>>>
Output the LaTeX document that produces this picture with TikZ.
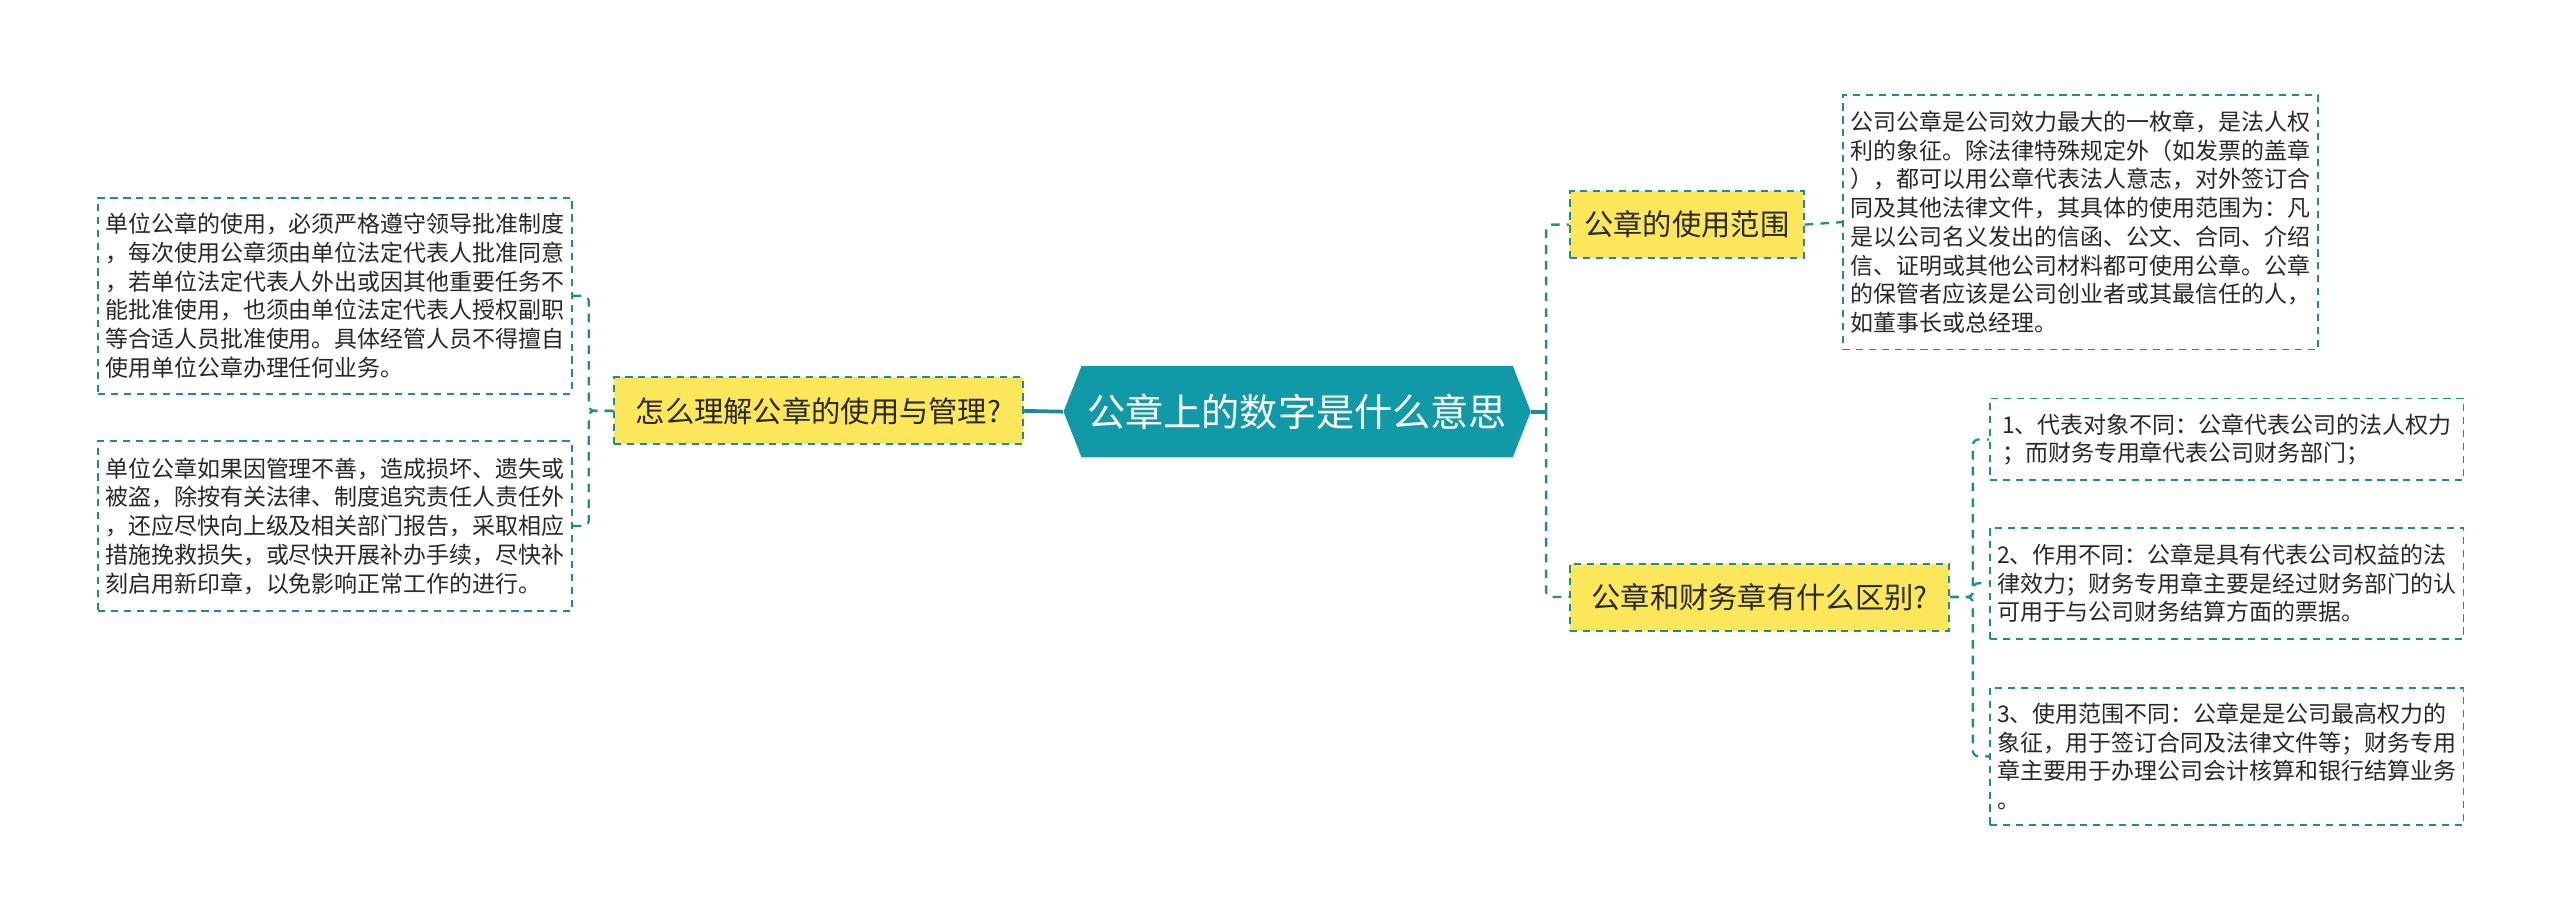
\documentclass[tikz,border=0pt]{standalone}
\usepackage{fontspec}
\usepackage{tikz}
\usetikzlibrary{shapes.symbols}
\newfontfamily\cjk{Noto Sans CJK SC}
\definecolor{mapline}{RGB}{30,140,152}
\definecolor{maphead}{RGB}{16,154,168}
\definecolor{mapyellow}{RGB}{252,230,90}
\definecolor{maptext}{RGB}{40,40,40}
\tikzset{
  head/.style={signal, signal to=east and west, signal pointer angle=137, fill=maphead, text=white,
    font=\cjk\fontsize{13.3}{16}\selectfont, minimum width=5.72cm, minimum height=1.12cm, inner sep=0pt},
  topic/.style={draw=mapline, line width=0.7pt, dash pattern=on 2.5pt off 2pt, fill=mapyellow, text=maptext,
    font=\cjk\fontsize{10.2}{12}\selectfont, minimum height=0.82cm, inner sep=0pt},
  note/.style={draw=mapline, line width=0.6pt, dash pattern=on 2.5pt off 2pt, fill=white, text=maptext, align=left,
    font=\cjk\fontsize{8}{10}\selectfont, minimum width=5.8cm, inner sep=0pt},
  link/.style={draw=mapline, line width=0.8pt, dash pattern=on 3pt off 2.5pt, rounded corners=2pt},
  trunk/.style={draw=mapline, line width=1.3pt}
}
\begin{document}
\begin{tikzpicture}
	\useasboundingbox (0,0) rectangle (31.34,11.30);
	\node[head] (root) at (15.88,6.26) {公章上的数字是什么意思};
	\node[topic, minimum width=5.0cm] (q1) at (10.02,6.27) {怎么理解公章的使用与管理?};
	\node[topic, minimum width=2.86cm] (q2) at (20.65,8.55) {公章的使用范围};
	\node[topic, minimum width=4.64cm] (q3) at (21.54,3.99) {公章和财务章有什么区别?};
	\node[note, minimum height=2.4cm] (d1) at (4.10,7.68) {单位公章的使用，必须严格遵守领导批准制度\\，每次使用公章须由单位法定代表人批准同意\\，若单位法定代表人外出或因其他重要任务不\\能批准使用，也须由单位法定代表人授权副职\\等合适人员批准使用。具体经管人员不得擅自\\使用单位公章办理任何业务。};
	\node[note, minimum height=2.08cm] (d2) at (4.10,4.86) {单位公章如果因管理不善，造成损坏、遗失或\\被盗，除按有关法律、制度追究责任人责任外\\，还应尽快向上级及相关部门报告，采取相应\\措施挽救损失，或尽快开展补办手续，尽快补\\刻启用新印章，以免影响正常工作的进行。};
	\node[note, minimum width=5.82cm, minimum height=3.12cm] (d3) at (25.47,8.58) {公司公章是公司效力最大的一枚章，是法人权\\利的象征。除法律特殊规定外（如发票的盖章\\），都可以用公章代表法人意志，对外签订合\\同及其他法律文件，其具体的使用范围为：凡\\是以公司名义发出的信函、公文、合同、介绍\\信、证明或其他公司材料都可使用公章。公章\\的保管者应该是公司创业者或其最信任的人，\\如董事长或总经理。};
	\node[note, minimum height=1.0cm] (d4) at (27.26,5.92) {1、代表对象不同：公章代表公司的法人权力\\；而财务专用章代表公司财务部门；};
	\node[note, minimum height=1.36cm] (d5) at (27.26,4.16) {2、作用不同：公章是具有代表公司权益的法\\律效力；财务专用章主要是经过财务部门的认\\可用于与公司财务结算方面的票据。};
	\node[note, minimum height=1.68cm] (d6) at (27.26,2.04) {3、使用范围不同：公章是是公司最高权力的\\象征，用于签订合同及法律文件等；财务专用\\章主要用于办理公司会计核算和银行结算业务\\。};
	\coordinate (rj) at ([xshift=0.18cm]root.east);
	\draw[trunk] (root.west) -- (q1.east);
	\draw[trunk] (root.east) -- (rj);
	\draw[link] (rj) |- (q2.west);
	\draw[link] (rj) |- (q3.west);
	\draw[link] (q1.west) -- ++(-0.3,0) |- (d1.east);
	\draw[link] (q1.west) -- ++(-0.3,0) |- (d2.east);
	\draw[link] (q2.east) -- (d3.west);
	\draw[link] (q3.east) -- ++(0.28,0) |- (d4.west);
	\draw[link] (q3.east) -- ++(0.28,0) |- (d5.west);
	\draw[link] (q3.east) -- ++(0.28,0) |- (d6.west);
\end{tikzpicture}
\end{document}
<<<
• INSTRUCTIONS TO FOLLOW:
All the lines above are to be given again exactly as they read, with the pictures removed.

• WRITTEN SOLUTION:
Output the LaTeX document that produces this picture with TikZ.
\documentclass[tikz,border=0pt]{standalone}
\usepackage{fontspec}
\usepackage{tikz}
\usetikzlibrary{shapes.symbols}
\newfontfamily\cjk{Noto Sans CJK SC}
\definecolor{mapline}{RGB}{30,140,152}
\definecolor{maphead}{RGB}{16,154,168}
\definecolor{mapyellow}{RGB}{252,230,90}
\definecolor{maptext}{RGB}{40,40,40}
\tikzset{
  head/.style={signal, signal to=east and west, signal pointer angle=137, fill=maphead, text=white,
    font=\cjk\fontsize{13.3}{16}\selectfont, minimum width=5.72cm, minimum height=1.12cm, inner sep=0pt},
  topic/.style={draw=mapline, line width=0.7pt, dash pattern=on 2.5pt off 2pt, fill=mapyellow, text=maptext,
    font=\cjk\fontsize{10.2}{12}\selectfont, minimum height=0.82cm, inner sep=0pt},
  note/.style={draw=mapline, line width=0.6pt, dash pattern=on 2.5pt off 2pt, fill=white, text=maptext, align=left,
    font=\cjk\fontsize{8}{10}\selectfont, minimum width=5.8cm, inner sep=0pt},
  link/.style={draw=mapline, line width=0.8pt, dash pattern=on 3pt off 2.5pt, rounded corners=2pt},
  trunk/.style={draw=mapline, line width=1.3pt}
}
\begin{document}
\begin{tikzpicture}
	\useasboundingbox (0,0) rectangle (31.34,11.30);
	\node[head] (root) at (15.88,6.26) {公章上的数字是什么意思};
	\node[topic, minimum width=5.0cm] (q1) at (10.02,6.27) {怎么理解公章的使用与管理?};
	\node[topic, minimum width=2.86cm] (q2) at (20.65,8.55) {公章的使用范围};
	\node[topic, minimum width=4.64cm] (q3) at (21.54,3.99) {公章和财务章有什么区别?};
	\node[note, minimum height=2.4cm] (d1) at (4.10,7.68) {单位公章的使用，必须严格遵守领导批准制度\\，每次使用公章须由单位法定代表人批准同意\\，若单位法定代表人外出或因其他重要任务不\\能批准使用，也须由单位法定代表人授权副职\\等合适人员批准使用。具体经管人员不得擅自\\使用单位公章办理任何业务。};
	\node[note, minimum height=2.08cm] (d2) at (4.10,4.86) {单位公章如果因管理不善，造成损坏、遗失或\\被盗，除按有关法律、制度追究责任人责任外\\，还应尽快向上级及相关部门报告，采取相应\\措施挽救损失，或尽快开展补办手续，尽快补\\刻启用新印章，以免影响正常工作的进行。};
	\node[note, minimum width=5.82cm, minimum height=3.12cm] (d3) at (25.47,8.58) {公司公章是公司效力最大的一枚章，是法人权\\利的象征。除法律特殊规定外（如发票的盖章\\），都可以用公章代表法人意志，对外签订合\\同及其他法律文件，其具体的使用范围为：凡\\是以公司名义发出的信函、公文、合同、介绍\\信、证明或其他公司材料都可使用公章。公章\\的保管者应该是公司创业者或其最信任的人，\\如董事长或总经理。};
	\node[note, minimum height=1.0cm] (d4) at (27.26,5.92) {1、代表对象不同：公章代表公司的法人权力\\；而财务专用章代表公司财务部门；};
	\node[note, minimum height=1.36cm] (d5) at (27.26,4.16) {2、作用不同：公章是具有代表公司权益的法\\律效力；财务专用章主要是经过财务部门的认\\可用于与公司财务结算方面的票据。};
	\node[note, minimum height=1.68cm] (d6) at (27.26,2.04) {3、使用范围不同：公章是是公司最高权力的\\象征，用于签订合同及法律文件等；财务专用\\章主要用于办理公司会计核算和银行结算业务\\。};
	\coordinate (rj) at ([xshift=0.18cm]root.east);
	\draw[trunk] (root.west) -- (q1.east);
	\draw[trunk] (root.east) -- (rj);
	\draw[link] (rj) |- (q2.west);
	\draw[link] (rj) |- (q3.west);
	\draw[link] (q1.west) -- ++(-0.3,0) |- (d1.east);
	\draw[link] (q1.west) -- ++(-0.3,0) |- (d2.east);
	\draw[link] (q2.east) -- (d3.west);
	\draw[link] (q3.east) -- ++(0.28,0) |- (d4.west);
	\draw[link] (q3.east) -- ++(0.28,0) |- (d5.west);
	\draw[link] (q3.east) -- ++(0.28,0) |- (d6.west);
\end{tikzpicture}
\end{document}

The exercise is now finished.